Below is a partial list of the star wattage Cannes 2011 will be offering:
- Marion Cotillard, Rachel McAdams, Owen Wilson, Adrien Brody, Kathy Bates, Carla Bruni (that’s the wife of French president Nicolas Sarkozy), Gad Elmaleh in Woody Allen’s Midnight in Paris
- Penélope Cruz, Johnny Depp, Judi Dench, Geoffrey Rush in Rob Marshall’s Pirates of the Caribbean: On Stranger Tides
- Brad Pitt and Sean Penn in Terrence Malick’s The Tree of Life
- Sean Penn again, with Frances McDormand in Paolo Sorrentino’s This Must Be the Place
- Jodie Foster, Mel Gibson, Jennifer Lawrence in Foster’s The Beaver
- Sucker Punch‘s Emily Browning in Julia Leigh’s Sleeping Beauty
- Antonio Banderas and Marisa Paredes in Pedro Almodóvar’s The Skin I Live In
- Kirsten Dunst, Charlotte Gainsbourg, John Hurt, Charlotte Rampling, Kiefer Sutherland, Alexander Skarsgård in Lars von Trier’s Melancholia
- Lior Ashkenazi in Joseph Cedar’s Footnote
- Nanni Moretti, Michel Piccoli, and Margherita Buy in Moretti’s Habemus Papam
- Ryan Gosling, Carey Mulligan, Oscar Isaac, Albert Brooks in Nicolas Winding Refn’s Drive
- Tilda Swinton, John C. Reilly in Lynne Ramsay’s We Need to Talk About Kevin
- John Goodman, Jean Dujardin, James Cromwell, Penelope Ann Miller in Michel Hazanavicius’ The Artist
Photo: The Beaver (Ken Regan / Summit Entertainment)
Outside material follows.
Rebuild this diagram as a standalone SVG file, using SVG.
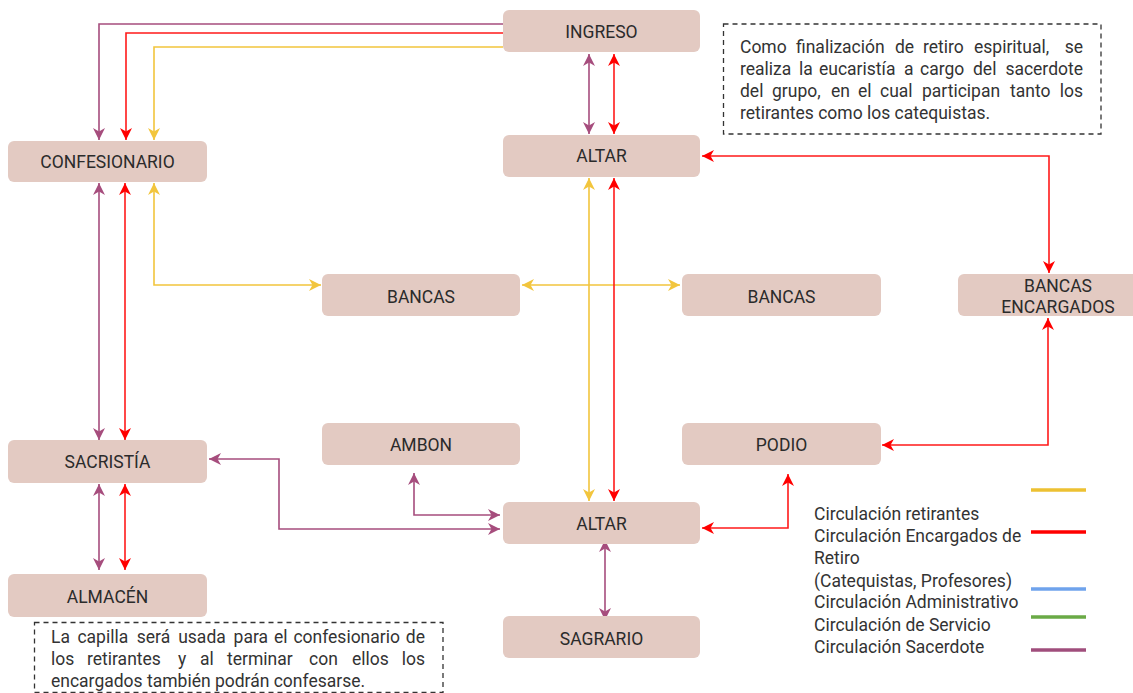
<svg xmlns="http://www.w3.org/2000/svg" width="1133" height="693" viewBox="0 0 1133 693">
<style>
.node rect{fill:#E3CAC2;}
.node text{font-family:Roboto,"Liberation Sans",sans-serif;font-size:17.5px;fill:#2b2b2b;text-anchor:middle;}
.note rect{fill:none;stroke:#333;stroke-width:1.3;stroke-dasharray:5 4;}
.note text,.legend text{font-family:Roboto,"Liberation Sans",sans-serif;font-size:17.5px;fill:#333;}
.c{fill:none;stroke-width:1.6;}
.y{stroke:#F2C53D;}
.r{stroke:#FF1A1A;}
.p{stroke:#A64D7D;}
.y.b{marker-start:url(#ay);marker-end:url(#ay);}
.r.b{marker-start:url(#ar);marker-end:url(#ar);}
.p.b{marker-start:url(#ap);marker-end:url(#ap);}
.y.e{marker-end:url(#ay);}
.r.e{marker-end:url(#ar);}
.p.e{marker-end:url(#ap);}
.legend line{stroke-width:3.5;}
</style>
<defs>
<marker id="ay" viewBox="0 0 12 12" refX="12" refY="6" markerWidth="12" markerHeight="12" markerUnits="userSpaceOnUse" orient="auto-start-reverse"><path d="M0,0 L12,6 L0,12 L3.5,6 z" fill="#F2C53D"/></marker>
<marker id="ar" viewBox="0 0 12 12" refX="12" refY="6" markerWidth="12" markerHeight="12" markerUnits="userSpaceOnUse" orient="auto-start-reverse"><path d="M0,0 L12,6 L0,12 L3.5,6 z" fill="#FF0000"/></marker>
<marker id="ap" viewBox="0 0 12 12" refX="12" refY="6" markerWidth="12" markerHeight="12" markerUnits="userSpaceOnUse" orient="auto-start-reverse"><path d="M0,0 L12,6 L0,12 L3.5,6 z" fill="#A64D7D"/></marker>
</defs>
<rect width="1133" height="693" fill="#fff"/>

<g id="connectors">
<path class="c p e" d="M503,24 H99 V140"/>
<path class="c r e" d="M503,33 H126 V140"/>
<path class="c y e" d="M503,47 H154 V140"/>
<path class="c p b" d="M589,54 V134"/>
<path class="c r b" d="M614,54 V134"/>
<path class="c p b" d="M99,183 V440"/>
<path class="c r b" d="M125,183 V440"/>
<path class="c y b" d="M154,183 V285 H321"/>
<path class="c y b" d="M522,285 H680"/>
<path class="c y b" d="M589,178 V501"/>
<path class="c r b" d="M614,178 V501"/>
<path class="c r b" d="M702,156 H1049 V273"/>
<path class="c r b" d="M1048,318 V445 H882"/>
<path class="c r b" d="M788,474 V528 H702"/>
<path class="c p b" d="M99,484 V570"/>
<path class="c r b" d="M125,484 V570"/>
<path class="c p b" d="M209,459 H279 V529 H500"/>
<path class="c p b" d="M414,473 V515 H500"/>
<path class="c p b" d="M605,540 V620"/>
</g>

<g id="ingreso" class="node"><rect x="503" y="10" width="197" height="42" rx="6"/><text x="601.5" y="38">INGRESO</text></g>
<g id="altar-top" class="node"><rect x="503" y="135" width="197" height="42" rx="6"/><text x="601.5" y="162">ALTAR</text></g>
<g id="confesionario" class="node"><rect x="8" y="141" width="199" height="41" rx="6"/><text x="107.5" y="168">CONFESIONARIO</text></g>
<g id="bancas-left" class="node"><rect x="322" y="274" width="198" height="42" rx="6"/><text x="421" y="303">BANCAS</text></g>
<g id="bancas-right" class="node"><rect x="682" y="274" width="199" height="42" rx="6"/><text x="781.5" y="303">BANCAS</text></g>
<g id="bancas-encargados" class="node"><rect x="958" y="274" width="199" height="42" rx="6"/><text x="1058" y="292">BANCAS</text><text x="1058" y="313">ENCARGADOS</text></g>
<g id="sacristia" class="node"><rect x="8" y="440" width="199" height="43" rx="6"/><text x="107.5" y="468">SACRISTÍA</text></g>
<g id="ambon" class="node"><rect x="322" y="423" width="198" height="42" rx="6"/><text x="421" y="451">AMBON</text></g>
<g id="podio" class="node"><rect x="682" y="423" width="199" height="42" rx="6"/><text x="781.5" y="451">PODIO</text></g>
<g id="altar-bottom" class="node"><rect x="503" y="502" width="197" height="42" rx="6"/><text x="601.5" y="530">ALTAR</text></g>
<g id="almacen" class="node"><rect x="8" y="574" width="199" height="43" rx="6"/><text x="107.5" y="603">ALMACÉN</text></g>
<g id="sagrario" class="node"><rect x="503" y="616" width="197" height="42" rx="6"/><text x="601.5" y="645">SAGRARIO</text></g>

<g id="note-top" class="note">
<rect x="723.5" y="24" width="377.5" height="110"/>
<text y="53"><tspan x="740">Como</tspan><tspan x="796">finalización</tspan><tspan x="895">de</tspan><tspan x="923">retiro</tspan><tspan x="974">espiritual,</tspan><tspan x="1083" text-anchor="end">se</tspan></text>
<text y="75"><tspan x="740">realiza</tspan><tspan x="799">la</tspan><tspan x="819">eucaristía</tspan><tspan x="904">a</tspan><tspan x="920">cargo</tspan><tspan x="973">del</tspan><tspan x="1083" text-anchor="end">sacerdote</tspan></text>
<text y="97"><tspan x="740">del</tspan><tspan x="772">grupo,</tspan><tspan x="831">en</tspan><tspan x="858">el</tspan><tspan x="880">cual</tspan><tspan x="922">participan</tspan><tspan x="1010">tanto</tspan><tspan x="1083" text-anchor="end">los</tspan></text>
<text x="740" y="119">retirantes como los catequistas.</text>
</g>

<g id="note-bottom" class="note">
<rect x="34.5" y="622.5" width="408.5" height="70"/>
<text y="643"><tspan x="51">La</tspan><tspan x="77.4">capilla</tspan><tspan x="136.8">será</tspan><tspan x="178.2">usada</tspan><tspan x="233.6">para</tspan><tspan x="274">el</tspan><tspan x="293.4">confesionario</tspan><tspan x="425" text-anchor="end">de</tspan></text>
<text y="665"><tspan x="51">los</tspan><tspan x="87">retirantes</tspan><tspan x="178">y</tspan><tspan x="200">al</tspan><tspan x="227">terminar</tspan><tspan x="309">con</tspan><tspan x="352">ellos</tspan><tspan x="425" text-anchor="end">los</tspan></text>
<text x="51" y="687">encargados también podrán confesarse.</text>
</g>

<g id="legend" class="legend">
<text x="814" y="520">Circulación retirantes</text>
<text x="814" y="542">Circulación Encargados de</text>
<text x="814" y="564">Retiro</text>
<text x="814" y="587">(Catequistas, Profesores)</text>
<text x="814" y="608">Circulación Administrativo</text>
<text x="814" y="631">Circulación de Servicio</text>
<text x="814" y="653">Circulación Sacerdote</text>
<line x1="1031" y1="490" x2="1086" y2="490" stroke="#EDC132"/>
<line x1="1031" y1="532" x2="1086" y2="532" stroke="#FF0000"/>
<line x1="1031" y1="589" x2="1086" y2="589" stroke="#6FA3EC"/>
<line x1="1031" y1="617" x2="1086" y2="617" stroke="#6AAA46"/>
<line x1="1031" y1="650" x2="1086" y2="650" stroke="#A04E7C"/>
</g>
</svg>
A photograph of Faye Dunaway taken by Jerry Schatzberg in 1970 has been transformed into the poster for the 64th edition of the Cannes Film Festival, which runs May 11-22. On the Cannes Film Festival site, the image is described as a “model of sophistication and timeless elegance … [and] an embodiment of the cinematic dream that the Festival de Cannes seeks to maintain.”
Jerry Schatzberg, who won the 1973 Palme d’Or for Scarecrow, directed Dunaway in the 1970 drama Puzzle of a Downfall Child. Faye Dunaway has never won an acting award at Cannes, but she did win the 1976 Best Actress Oscar for Sidney Lumet’s Network.
Now, why would the Cannes 64 poster feature a Schatzberg-Dunaway collaboration?
Well, because Puzzle of a Downfall Child has been restored by Universal Pictures and will be distributed in France in the fall. The restored print will also be screened at Cannes in the presence of both Schatzberg and Dunaway.